The availability of a system determines production costs
An all-round reliable power supply system – consisting of high-quality power supply units, redundancy and buffer modules is a wise investment. The system can permanently reduce production costs during the operating phase and even pays for itself before the first failure.
This is because downtime costs include more than the lost profit due to a lower production output. Other additional costs, some obvious and some hidden, are almost impossible to prevent. For example, there may be increased personnel costs, due to the deployment of qualified service teams or the extra work required of the overall staff, to make up for the production downtime. Even smaller factories can quickly be affected by downtime costs of up to tens of thousands of euros.

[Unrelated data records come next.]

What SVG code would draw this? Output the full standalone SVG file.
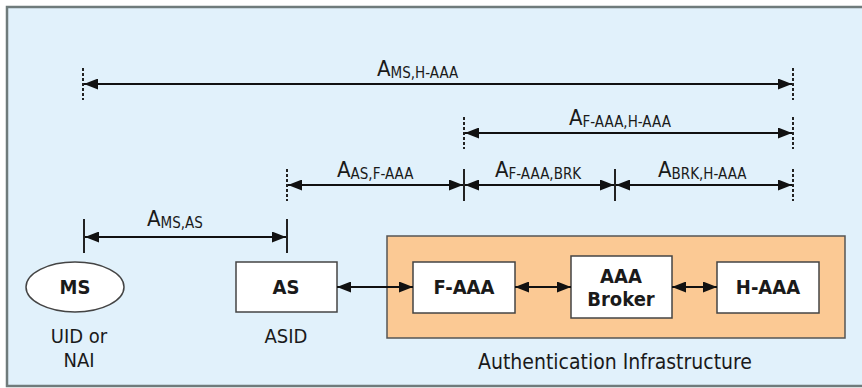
<svg xmlns="http://www.w3.org/2000/svg" width="862" height="388" viewBox="0 0 862 388">
  <defs>
    <marker id="head" viewBox="0 0 14 11" refX="14" refY="5.5" markerWidth="14" markerHeight="11" markerUnits="userSpaceOnUse" orient="auto-start-reverse">
      <path d="M0,0 L14,5.5 L0,11 Z" fill="#111"/>
    </marker>
    <style>
      text { font-family: "DejaVu Sans", Verdana, sans-serif; font-stretch: semi-condensed; fill: #1a1a1a; }
      .lbl { font-size: 22px; }
      .sub { font-size: 15px; }
      .bold { font-size: 20px; font-weight: bold; text-anchor: middle; }
      .cap { font-size: 20px; text-anchor: middle; }
      .dim { stroke: #111; stroke-width: 2; fill: none; marker-start: url(#head); marker-end: url(#head); }
      .tick { stroke: #222; stroke-width: 2; }
      .dash { stroke: #222; stroke-width: 2; stroke-dasharray: 3 2; }
      .box { fill: #ffffff; stroke: #444; stroke-width: 1.5; }
    </style>
  </defs>

  <!-- frame -->
  <rect x="0" y="0" width="862" height="388" fill="#ffffff"/>
  <rect x="7" y="7" width="870" height="379" fill="#e1f1fb" stroke="#6f7b7b" stroke-width="2.5"/>

  <!-- authentication infrastructure area -->
  <g id="auth-infra">
    <rect x="387" y="236" width="458" height="102" fill="#fbc994" stroke="#555" stroke-width="1.5"/>
    <text class="cap" x="615" y="369" style="font-size:21px">Authentication Infrastructure</text>
  </g>

  <g id="ms">
    <ellipse cx="75" cy="287" rx="49" ry="25" class="box"/>
    <text class="bold" x="75" y="294">MS</text>
    <text class="cap" x="79" y="343">UID or</text>
    <text class="cap" x="79" y="367">NAI</text>
  </g>

  <g id="as">
    <rect x="236" y="262" width="101" height="50" class="box"/>
    <text class="bold" x="286" y="294">AS</text>
    <text class="cap" x="286" y="343">ASID</text>
  </g>

  <g id="f-aaa">
    <rect x="413" y="262" width="102" height="51" class="box"/>
    <text class="bold" x="464" y="294">F-AAA</text>
  </g>

  <g id="broker">
    <rect x="571" y="256" width="101" height="62" class="box"/>
    <text class="bold" x="621" y="283">AAA</text>
    <text class="bold" x="621" y="306">Broker</text>
  </g>

  <g id="h-aaa">
    <rect x="717" y="262" width="102" height="51" class="box"/>
    <text class="bold" x="768" y="294">H-AAA</text>
  </g>

  <!-- links between entities -->
  <g id="connectors">
    <line class="dim" x1="337" y1="287" x2="413" y2="287"/>
    <line class="dim" x1="515" y1="287" x2="571" y2="287"/>
    <line class="dim" x1="672" y1="287" x2="717" y2="287"/>
  </g>

  <!-- association spans -->
  <g id="spans">
    <!-- MS to H-AAA -->
    <line class="dash" x1="83" y1="68" x2="83" y2="100"/>
    <line class="dash" x1="793" y1="68" x2="793" y2="100"/>
    <line class="dim" x1="84" y1="84" x2="792" y2="84"/>
    <text class="lbl" x="377" y="76">A<tspan class="sub" dy="2">MS,H-AAA</tspan></text>

    <!-- F-AAA to H-AAA -->
    <line class="dash" x1="464" y1="117" x2="464" y2="149"/>
    <line class="dash" x1="793" y1="117" x2="793" y2="149"/>
    <line class="dim" x1="465" y1="133" x2="792" y2="133"/>
    <text class="lbl" x="569" y="125">A<tspan class="sub" dy="2">F-AAA,H-AAA</tspan></text>

    <!-- AS to F-AAA, F-AAA to broker, broker to H-AAA -->
    <line class="dash" x1="287" y1="169" x2="287" y2="201"/>
    <line class="tick" x1="464" y1="169" x2="464" y2="201"/>
    <line class="tick" x1="615" y1="169" x2="615" y2="201"/>
    <line class="dash" x1="793" y1="169" x2="793" y2="201"/>
    <line class="dim" x1="288" y1="185" x2="463" y2="185"/>
    <line class="dim" x1="465" y1="185" x2="614" y2="185"/>
    <line class="dim" x1="616" y1="185" x2="792" y2="185"/>
    <text class="lbl" x="337" y="177">A<tspan class="sub" dy="2">AS,F-AAA</tspan></text>
    <text class="lbl" x="495" y="177">A<tspan class="sub" dy="2">F-AAA,BRK</tspan></text>
    <text class="lbl" x="658" y="177">A<tspan class="sub" dy="2">BRK,H-AAA</tspan></text>

    <!-- MS to AS -->
    <line class="tick" x1="84" y1="219" x2="84" y2="253"/>
    <line class="tick" x1="287" y1="219" x2="287" y2="253"/>
    <line class="dim" x1="85" y1="237" x2="286" y2="237"/>
    <text class="lbl" x="147" y="226">A<tspan class="sub" dy="2">MS,AS</tspan></text>
  </g>
</svg>
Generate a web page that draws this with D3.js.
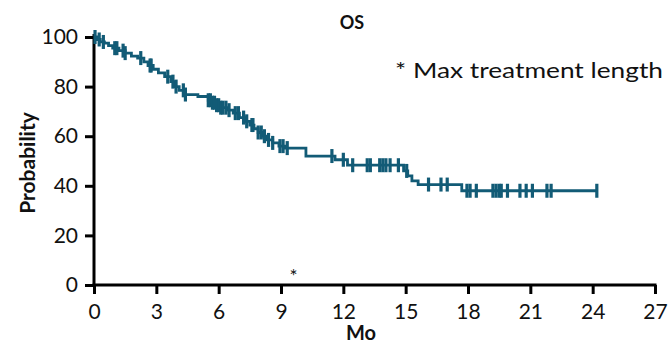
<!DOCTYPE html>
<html>
<head>
<meta charset="utf-8">
<script src="https://cdn.jsdelivr.net/npm/d3@7/dist/d3.min.js"></script>
<style>
  html, body { margin: 0; padding: 0; background: #fff; }
  svg { display: block; }
  text { font-family: Lato, "Open Sans", sans-serif; fill: #111; }
</style>
</head>
<body>
<svg id="chart" width="670" height="343"></svg>
<script>
// ---- data ----
const xTicks = [0, 3, 6, 9, 12, 15, 18, 21, 24, 27];
const yTicks = [0, 20, 40, 60, 80, 100];

// Kaplan-Meier step drops: time (months) and survival (%) after the drop
const stepTimes = [0.15, 0.3, 0.5, 0.7, 0.9, 1.2, 1.5, 1.8, 2.1, 2.4, 2.6, 2.85, 3.1, 3.4, 3.7, 3.9, 4.1, 4.35,
                   5.0, 5.5, 5.7, 5.9, 6.1, 6.4, 6.7, 7.0, 7.3, 7.5, 7.7, 7.9, 8.1, 8.3, 8.6, 8.9, 9.2,
                   10.2, 11.6, 12.2, 14.9, 15.1, 15.3, 15.6, 17.7];
const stepSurv  = [99, 98, 97.5, 96.5, 95.5, 94.5, 93.5, 92.3, 91.5, 90, 88.5, 87, 85.5, 84, 82, 80, 78.5, 76.8,
                   76, 74.5, 73.5, 72.5, 71.5, 70.5, 69.3, 67.5, 66, 64.5, 63, 61.5, 60, 58.5, 57.3, 56, 55.2,
                   52, 50.5, 48.3, 46, 44, 42, 40.5, 38];
const lastFollowUp = 24.2;

// censored observations (months)
const censorTimes = [0.05, 0.25, 0.45, 1.0, 1.1, 1.4, 1.5, 2.25, 2.7, 2.75, 3.55, 3.8, 3.95, 4.3, 4.4,
                     5.5, 5.6, 5.7, 5.8, 5.9, 6.0, 6.1, 6.2, 6.35, 6.5, 6.8, 6.95, 7.2, 7.35, 7.6, 7.65,
                     7.9, 8.05, 8.2, 8.4, 8.6, 8.95, 9.1, 9.3,
                     11.45, 12.0, 12.45, 13.15, 13.3, 13.75, 13.9, 14.05, 14.25, 14.65, 15.05,
                     16.1, 16.7, 17.0, 17.95, 18.1, 18.4, 19.2, 19.35, 19.5, 19.6, 19.9, 20.5, 20.8, 21.1,
                     21.8, 22.0, 24.2];

const maxTreatment = 9.6;

// ---- layout ----
const svg = d3.select("#chart");
const x = d3.scaleLinear().domain([0, 27]).range([94, 655]);
const y = d3.scaleLinear().domain([0, 100]).range([285, 37]);
const color = "#125b76";

// axes
const xAxis = d3.axisBottom(x).tickValues(xTicks).tickSize(9).tickPadding(10).tickSizeOuter(0);
const yAxis = d3.axisLeft(y).tickValues(yTicks).tickSize(9).tickPadding(7).tickSizeOuter(0);

const gx = svg.append("g").attr("transform", `translate(0,${y(0)})`).call(xAxis);
const gy = svg.append("g").attr("transform", `translate(${x(0)},0)`).call(yAxis);
[gx, gy].forEach(g => {
  g.select(".domain").attr("stroke", "#000").attr("stroke-width", 3);
  g.selectAll(".tick line").attr("stroke", "#000").attr("stroke-width", 3);
  g.selectAll(".tick text").style("font-size", "21px").style("font-family", "Lato, sans-serif").attr("fill", "#111");
});
gy.select(".domain").attr("d", `M0,${y(0) + 1.5}V${y(100) - 3}`);
gx.select(".domain").attr("d", `M${x(0) - 1.5},0H${x(27) + 1.5}`);

// KM curve
const pts = [[0, 100]];
stepTimes.forEach((t, i) => pts.push([t, stepSurv[i]]));
pts.push([lastFollowUp, stepSurv[stepSurv.length - 1]]);

const line = d3.line().x(d => x(d[0])).y(d => y(d[1])).curve(d3.curveStepAfter);
svg.append("path").datum(pts).attr("d", line)
  .attr("fill", "none").attr("stroke", color).attr("stroke-width", 2.8);

function survAt(t) {
  let s = 100;
  for (let i = 0; i < stepTimes.length; i++) { if (stepTimes[i] <= t) s = stepSurv[i]; }
  return s;
}
svg.append("g").selectAll("line").data(censorTimes).join("line")
  .attr("x1", d => x(d)).attr("x2", d => x(d))
  .attr("y1", d => y(survAt(d)) - 7).attr("y2", d => y(survAt(d)) + 7)
  .attr("stroke", color).attr("stroke-width", 3.2);

// texts
svg.append("text").attr("x", 352).attr("y", 29).attr("text-anchor", "middle")
  .style("font-size", "18px").style("font-weight", "bold").text("OS");
svg.append("text").attr("x", 395).attr("y", 78)
  .attr("textLength", 268).attr("lengthAdjust", "spacingAndGlyphs")
  .style("font-size", "22px").text("* Max treatment length");
svg.append("text").attr("x", x(maxTreatment)).attr("y", 283).attr("text-anchor", "middle")
  .style("font-size", "19px").text("*");
svg.append("text").attr("x", 361).attr("y", 340).attr("text-anchor", "middle")
  .style("font-size", "20px").style("font-weight", "bold").text("Mo");
svg.append("text").attr("transform", "translate(35,163) rotate(-90)").attr("text-anchor", "middle")
  .style("font-size", "21px").style("font-weight", "bold").text("Probability");
</script>
</body>
</html>
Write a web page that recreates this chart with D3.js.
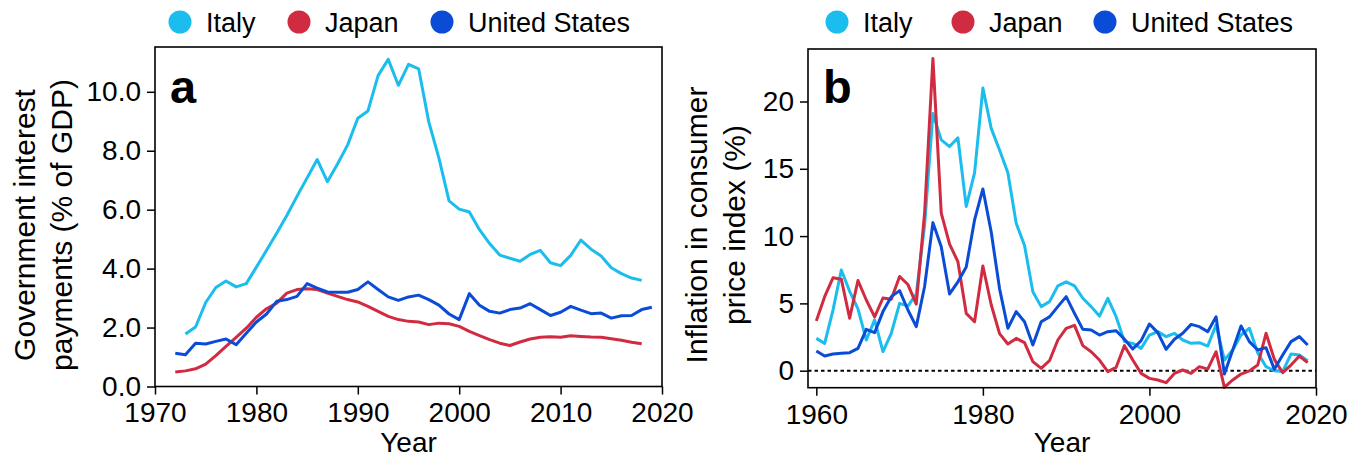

Some basic components can only be kept in the machine for a short time, depending on the industry. If spare parts are not readily available, the costs of disposing of the raw materials or products and, if necessary, cleaning the machine are added to the costs of lost production. This is the case, for example, in the chemical and pharmaceutical industries or in food processing machinery.
One solution to reduce such downtime costs is to keep all spare parts immediately available in stock. Another option is to rely on a permanently available and reliable power supply system. Overall, the latter is more cost-effective.
This can be illustrated with the help of a small rough calculation. Even in the first few minutes of a failure, which are required for the detection of the fault alone, the additional costs for an improved, constantly reliable DC power supply are exceeded by the direct failure costs.
Does a systems approach make more sense than stand-alone devices?
To increase the availability of a system, the focus should not only be on an individual power supply unit, but on the holistic power supply system, which is made up of safety-relevant components. This system solution pays off for the user in every phase of the system’s life and prevents high downtime costs.